Available records ->
....
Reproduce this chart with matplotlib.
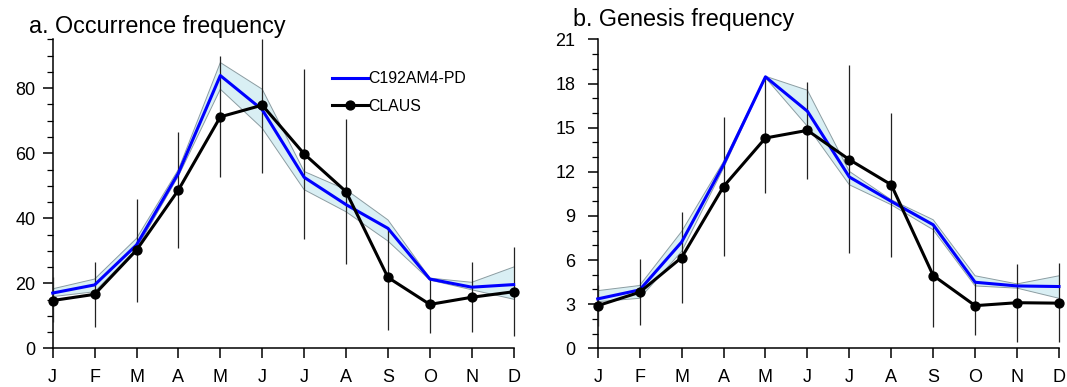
import numpy as np
import matplotlib
matplotlib.use("Agg")
import matplotlib.pyplot as plt
from matplotlib.ticker import MultipleLocator

plt.rcParams['font.family'] = ['Liberation Sans', 'DejaVu Sans']

months = ['J', 'F', 'M', 'A', 'M', 'J', 'J', 'A', 'S', 'O', 'N', 'D']

# Panel a: occurrence frequency
occ_model = [17.0, 19.5, 31.8, 53.9, 83.9, 73.4, 52.6, 44.2, 36.9, 21.3, 18.8, 19.6]
occ_model_lo = [15.9, 17.4, 30.6, 53.0, 79.7, 67.7, 48.8, 42.0, 33.0, 21.0, 18.0, 15.1]
occ_model_hi = [18.3, 21.3, 33.8, 55.0, 87.9, 79.7, 54.4, 48.8, 39.5, 21.6, 20.3, 25.0]
occ_claus = [14.7, 16.6, 30.2, 48.7, 71.2, 74.8, 59.8, 48.2, 21.8, 13.5, 15.7, 17.4]
occ_claus_lo = [8.0, 6.7, 14.2, 30.8, 52.7, 53.9, 33.7, 26.0, 5.6, 4.8, 5.1, 3.8]
occ_claus_hi = [22.0, 26.6, 46.0, 66.6, 89.9, 95.0, 86.0, 70.4, 36.9, 21.3, 26.5, 31.1]

# Panel b: genesis frequency
gen_model = [3.36, 3.97, 7.22, 12.49, 18.46, 16.12, 11.65, 9.99, 8.40, 4.49, 4.24, 4.20]
gen_model_lo = [3.17, 3.40, 6.58, 12.26, 18.40, 15.10, 11.12, 9.76, 8.06, 4.24, 4.09, 3.40]
gen_model_hi = [3.92, 4.27, 7.94, 12.70, 18.50, 17.55, 12.03, 10.10, 8.74, 4.93, 4.38, 4.93]
gen_claus = [2.90, 3.81, 6.17, 11.00, 14.30, 14.82, 12.83, 11.12, 4.95, 2.90, 3.10, 3.07]
gen_claus_lo = [1.5, 1.59, 3.10, 6.29, 10.56, 11.50, 6.47, 6.20, 1.47, 0.90, 0.45, 0.40]
gen_claus_hi = [4.3, 6.08, 9.26, 15.70, 18.40, 18.10, 19.25, 16.00, 8.40, 4.50, 5.72, 5.80]

titles = ['a. Occurrence frequency', 'b. Genesis frequency']
legend_labels = ['C192AM4-PD', 'CLAUS']

fig = plt.figure(figsize=(10.67, 3.87), dpi=100)
axa = fig.add_axes([0.0494, 0.1, 0.4320, 0.798])
axb = fig.add_axes([0.5602, 0.1, 0.4323, 0.798])

x = np.arange(len(months))

def draw(ax, model, lo, hi, claus, clo, chi, ymax, major, minor, ypad):
    ax.fill_between(x, lo, hi, facecolor='#d9eff4', edgecolor='none', zorder=1)
    ax.plot(x, lo, color='#8c9da2', lw=0.7, zorder=2)
    ax.plot(x, hi, color='#8c9da2', lw=0.7, zorder=2)
    ax.vlines(x, clo, chi, color='#222222', lw=0.9, zorder=3, clip_on=False)
    l1, = ax.plot(x, model, color='#0000ff', lw=2.2, zorder=4, label=legend_labels[0],
                  clip_on=False)
    l2, = ax.plot(x, claus, color='black', lw=2.2, marker='o', ms=6.4, zorder=5,
                  label=legend_labels[1], clip_on=False)
    ax.set_xlim(0, 11)
    ax.set_ylim(0, ymax)
    ax.set_xticks(x)
    ax.set_xticklabels(months)
    ax.yaxis.set_major_locator(MultipleLocator(major))
    ax.yaxis.set_minor_locator(MultipleLocator(minor))
    for s in ['top', 'right']:
        ax.spines[s].set_visible(False)
    for s in ['left', 'bottom']:
        ax.spines[s].set_linewidth(1.1)
    ax.tick_params(axis='x', direction='out', length=7.2, width=1.1, labelsize=13, pad=7.8)
    ax.tick_params(axis='y', which='major', direction='out', length=7.5, width=1.1,
                   labelsize=13, pad=ypad)
    ax.tick_params(axis='y', which='minor', direction='out', length=4, width=0.9)
    return l1, l2

l1, l2 = draw(axa, occ_model, occ_model_lo, occ_model_hi, occ_claus, occ_claus_lo,
              occ_claus_hi, 95, 20, 5, 5)
draw(axb, gen_model, gen_model_lo, gen_model_hi, gen_claus, gen_claus_lo,
     gen_claus_hi, 21, 3, 1, 8.5)

axa.legend(handles=[l1, l2], loc='upper left', bbox_to_anchor=(0.605, 0.897),
           frameon=False, fontsize=11.4, handlelength=2.3, handletextpad=0.0,
           borderpad=0, borderaxespad=0, labelspacing=0.78)

fig.text(0.0268, 0.914, titles[0], fontsize=16.8, va='baseline', ha='left')
fig.text(0.5371, 0.9328, titles[1], fontsize=16.8, va='baseline', ha='left')

fig.savefig('out.png', dpi=100)
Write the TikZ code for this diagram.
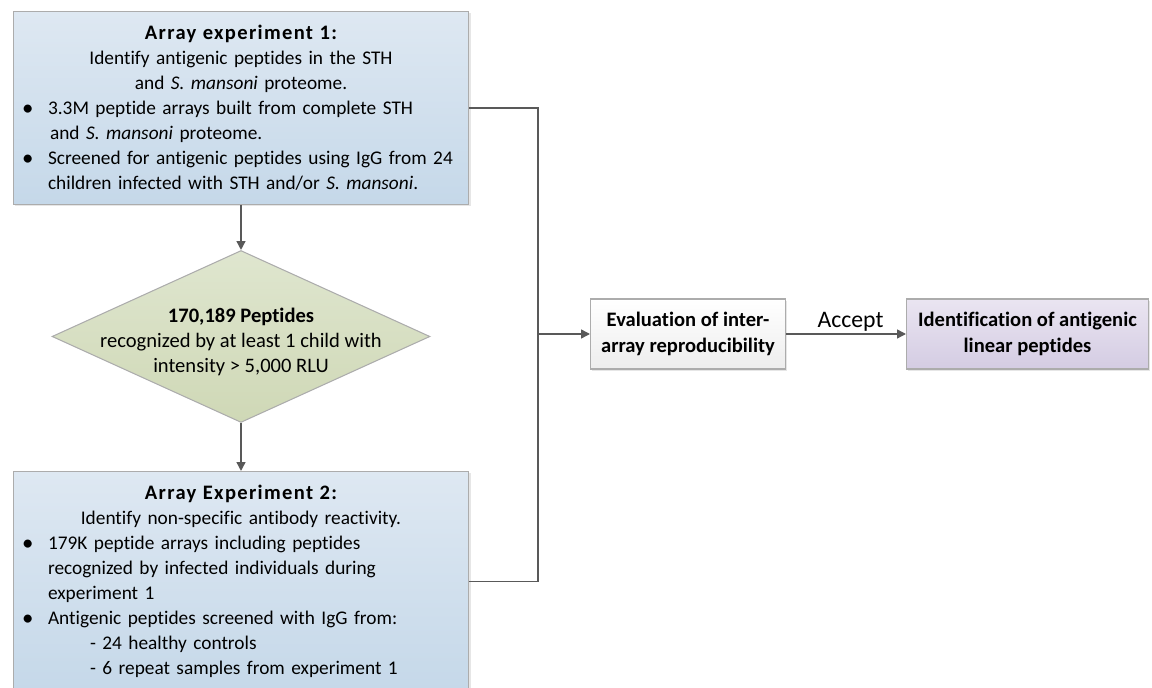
\documentclass[tikz,border=0pt]{standalone}
\usepackage{fontspec}
\setmainfont{Carlito}[Ligatures=NoCommon]
\usetikzlibrary{positioning,shapes.geometric,arrows.meta,shadows}
\definecolor{myblue}{RGB}{222,232,242}
\definecolor{mybluedark}{RGB}{197,216,233}
\definecolor{mygreen}{RGB}{223,230,207}
\definecolor{mygreendark}{RGB}{207,216,182}
\definecolor{mylilac}{RGB}{234,229,241}
\definecolor{mylilacdark}{RGB}{212,204,227}
\definecolor{mygray}{RGB}{89,89,89}
\definecolor{myedge}{RGB}{172,172,172}
\newcommand{\bul}{\par\noindent\makebox[0.52cm][l]{\raisebox{-0.3pt}{\fontsize{13}{14.2}\selectfont\textbullet}}}
\newcommand{\cont}[1]{\par\noindent\hspace*{#1}}
\newcommand{\ttl}[1]{{\fontsize{11.7}{14.2}\selectfont\bfseries\addfontfeature{LetterSpace=6.5}#1}}

\begin{document}
\begin{tikzpicture}[x=0.02cm, y=-0.02cm,
    >={Triangle[length=5pt,width=5pt]},
    every node/.style={font=\fontsize{11}{14.2}\selectfont},
    expbox/.style={draw=myedge, line width=0.6pt, top color=myblue, bottom color=mybluedark,
      text width=8.76cm, inner xsep=0.18cm, inner ysep=0.28cm, align=left,
      drop shadow={opacity=0.2, shadow xshift=1pt, shadow yshift=-1pt}},
    smallbox/.style={draw=myedge, line width=0.6pt, minimum height=1.4cm, align=center,
      font=\fontsize{11.7}{14.4}\selectfont\bfseries,
      drop shadow={opacity=0.2, shadow xshift=1pt, shadow yshift=-1pt}},
    link/.style={draw=mygray, line width=0.8pt}]
  \useasboundingbox (0,0) rectangle (1152,688);

  \node[expbox] (exp1) at (241,108) {{\centering\ttl{Array experiment 1:}\\
      Identify antigenic peptides in the STH\\
      and \textit{S. mansoni} proteome.\par}
    \bul 3.3M peptide arrays built from complete STH
    \cont{0.56cm}and \textit{S. mansoni} proteome.
    \bul Screened for antigenic peptides using IgG from 24
    \cont{0.52cm}children infected with STH and/or \textit{S. mansoni}.};

  \node[diamond, draw=myedge, line width=0.6pt, top color=mygreen, bottom color=mygreendark,
    minimum width=7.56cm, minimum height=3.44cm, inner sep=0pt, below=0.9cm of exp1] (pep) {};
  \node[align=center, font=\fontsize{11.7}{14.4}\selectfont, yshift=-0.11cm] (peptext) at (pep)
    {\textbf{170,189 Peptides}\\recognized by at least 1 child with\\intensity > 5,000 RLU};

  \node[expbox, below=0.96cm of pep] (exp2) {{\centering\ttl{Array Experiment 2:}\\
      Identify non-specific antibody reactivity.\par}
    \bul 179K peptide arrays including peptides
    \cont{0.52cm}recognized by infected individuals during
    \cont{0.52cm}experiment 1
    \bul Antigenic peptides screened with IgG from:
    \cont{1.36cm}- 24 healthy controls
    \cont{1.36cm}- 6 repeat samples from experiment 1};

  \coordinate (bus) at (538,334);
  \node[smallbox, top color=white, bottom color=black!7, minimum width=3.9cm,
    right=1.04cm of bus] (eval) {Evaluation of inter-\\array reproducibility};
  \node[smallbox, top color=mylilac, bottom color=mylilacdark, minimum width=4.84cm,
    right=2.4cm of eval] (ident) {Identification of antigenic\\linear peptides};

  \foreach \a/\b in {exp1/pep, pep/exp2}
    \draw[link,->] (\a) -- (\b);
  \draw[link] (exp1.east) -| (bus) |- (exp2.east);
  \draw[link,->] (bus) -- (eval);
  \draw[link,->] (eval) -- node[above=-2pt, xshift=0.09cm, font=\fontsize{13.5}{16}\selectfont] (acc) {Accept} (ident);
\end{tikzpicture}
\end{document}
....
Leave out the pictures and restate, word for word, the lines from the top of the data through the line containing "x = np.arange(len(months))", both included.

Reproduce this chart with matplotlib.
import numpy as np
import matplotlib
matplotlib.use("Agg")
import matplotlib.pyplot as plt
from matplotlib.ticker import MultipleLocator

plt.rcParams['font.family'] = ['Liberation Sans', 'DejaVu Sans']

months = ['J', 'F', 'M', 'A', 'M', 'J', 'J', 'A', 'S', 'O', 'N', 'D']

# Panel a: occurrence frequency
occ_model = [17.0, 19.5, 31.8, 53.9, 83.9, 73.4, 52.6, 44.2, 36.9, 21.3, 18.8, 19.6]
occ_model_lo = [15.9, 17.4, 30.6, 53.0, 79.7, 67.7, 48.8, 42.0, 33.0, 21.0, 18.0, 15.1]
occ_model_hi = [18.3, 21.3, 33.8, 55.0, 87.9, 79.7, 54.4, 48.8, 39.5, 21.6, 20.3, 25.0]
occ_claus = [14.7, 16.6, 30.2, 48.7, 71.2, 74.8, 59.8, 48.2, 21.8, 13.5, 15.7, 17.4]
occ_claus_lo = [8.0, 6.7, 14.2, 30.8, 52.7, 53.9, 33.7, 26.0, 5.6, 4.8, 5.1, 3.8]
occ_claus_hi = [22.0, 26.6, 46.0, 66.6, 89.9, 95.0, 86.0, 70.4, 36.9, 21.3, 26.5, 31.1]

# Panel b: genesis frequency
gen_model = [3.36, 3.97, 7.22, 12.49, 18.46, 16.12, 11.65, 9.99, 8.40, 4.49, 4.24, 4.20]
gen_model_lo = [3.17, 3.40, 6.58, 12.26, 18.40, 15.10, 11.12, 9.76, 8.06, 4.24, 4.09, 3.40]
gen_model_hi = [3.92, 4.27, 7.94, 12.70, 18.50, 17.55, 12.03, 10.10, 8.74, 4.93, 4.38, 4.93]
gen_claus = [2.90, 3.81, 6.17, 11.00, 14.30, 14.82, 12.83, 11.12, 4.95, 2.90, 3.10, 3.07]
gen_claus_lo = [1.5, 1.59, 3.10, 6.29, 10.56, 11.50, 6.47, 6.20, 1.47, 0.90, 0.45, 0.40]
gen_claus_hi = [4.3, 6.08, 9.26, 15.70, 18.40, 18.10, 19.25, 16.00, 8.40, 4.50, 5.72, 5.80]

titles = ['a. Occurrence frequency', 'b. Genesis frequency']
legend_labels = ['C192AM4-PD', 'CLAUS']

fig = plt.figure(figsize=(10.67, 3.87), dpi=100)
axa = fig.add_axes([0.0494, 0.1, 0.4320, 0.798])
axb = fig.add_axes([0.5602, 0.1, 0.4323, 0.798])

x = np.arange(len(months))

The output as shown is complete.